Are Google AdWords 25X More Expensive than Television Ads?
If you read this article, you might get that impression.
Here’s the Cliffs Notes version for those of you who don’t want to wade through the article: Google AdWords has an equivalent cost per click of $0.50 on average. This means it costs $500 for 1000 clicks. However, television charges only $20 to show your ad to 1000 people. So, television is much less expensive than Google AdWords.
Um, well . . . no.
The fact is, you can’t compare the two numbers at all. Cost per click (CPC) is measuring a cost per action. A click means a person has seen the ad, read it, and decided that they were interested enough to click on it.
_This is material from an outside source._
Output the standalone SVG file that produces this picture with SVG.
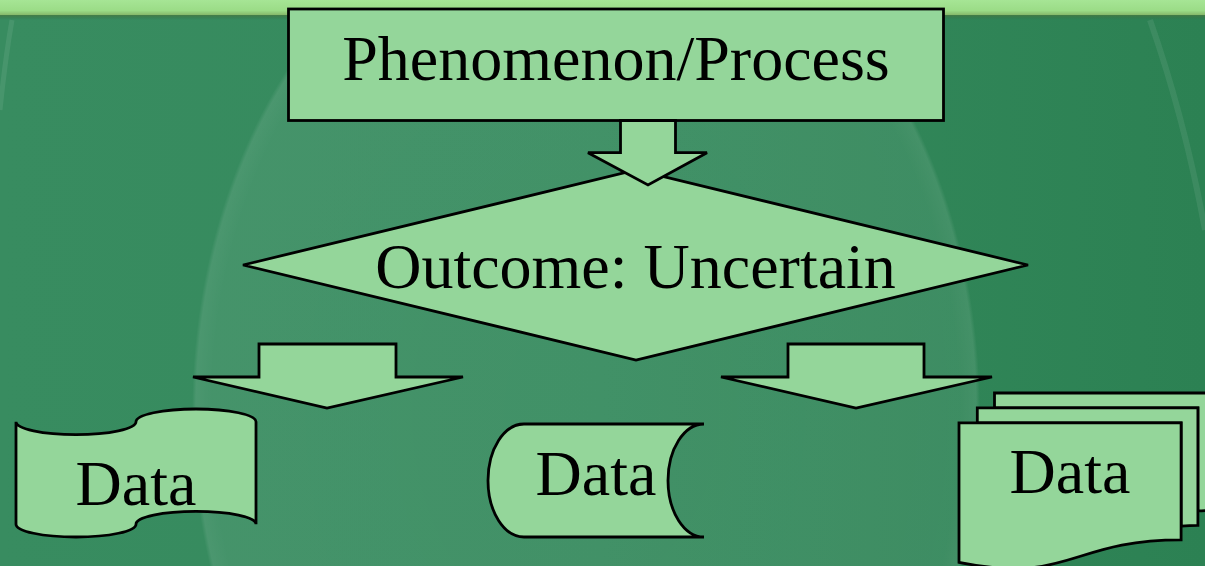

However, cost per thousand impressions (CPM) is measuring the cost to show an ad to an audience that may never see it (thanks, TiVo), much less be interested in it, or respond to it.
Anyone can see which is the higher value. CPC is delivering a targeted lead that has already said, "I’m interested enough to act on this." CPM is simply how many times your ad appears.
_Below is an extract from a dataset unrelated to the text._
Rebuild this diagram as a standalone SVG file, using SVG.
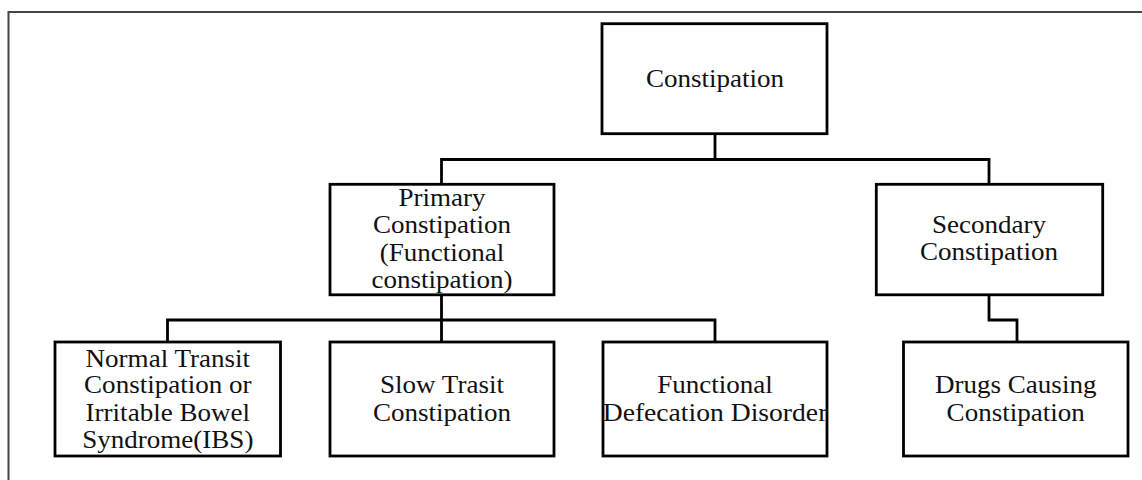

In fact, anyone who has spent time hands-on with internet marketing wouldn’t bet on banner ads (which may have only a $1-5 CPM) beating AdWords in terms of cost per click. Why? Because the response rate is so low. A 0.1% response rate on a $1 CPM network buy is a $1.00 CPC–2X the average for Google Adwords. And, guess what: a 0.1% response rate is good for network buys.
Television? Forget about it! Without heroic measures, you can’t track an individual television ad impression to an action. And even if you could, nobody with any practical experience would expect television’s equivalent CPC to beat AdWords.